The numbers of women operating as proprietors of family farms and ranches in the West is steadily increasing. Amy Chozick of the New York Times reports that as of 2012, 14 percent of the 2.1 million farms in the United States had a female proprietor, according to the United States Department of Agriculture. This number is expected to increase as over half of farms and ranches are expected to change hands in the next twenty years. Chozick notes that this is a return to the land for women because “hundreds of years before John Wayne and Gary Cooper gave us the Hollywood version of the American West, with men as the brute, weather-beaten stewards of the land, female ranchers roamed the frontier.” In fact, she points out, indigenous women and the women of tribes like the Navajo and Cheyenne, along with Spanish-Mexican rancheras, tamed the vast fields, hunted with dogs, and raised livestock. Chozick reminds us that European settlers were the ones who brought with them notions of gendered roles that resulted in farms and ranches being owned and inherited only by men. Women are now reclaiming their connection to the land and bringing with them not only physical strength but also new ideas about business practices, animal husbandry, and concerns for the environment. Chozick explains that women are forging new paths in sustainable ranching and humane and ecological livestock management. Many women ranchers also report preferring to run their ranches with all or predominantly female workers, according to Chozick. For example,
- Caitlyn Taussig of Kremmling, Colorado, runs her family ranch with a “cadre of cowgirls” that includes her mother and sister. She notes that women “treat each other differently. There’s less ego.”

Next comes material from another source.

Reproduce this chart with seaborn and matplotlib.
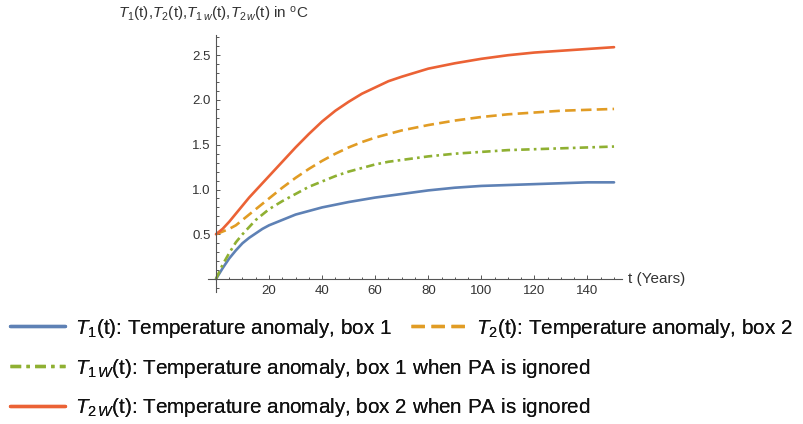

- Kelsey Ducheneaux of South Dakota raises sustainable beef on land the Lakota Nation has worked for generations. She notes that for Native Americans, the notion of women working the family ranch is a return to the natural order as a matriarchal society.
- Amy Eller works her family ranch with three generations of Eller women. She notes, “There was just something different, spiritual even, about women working the land together.”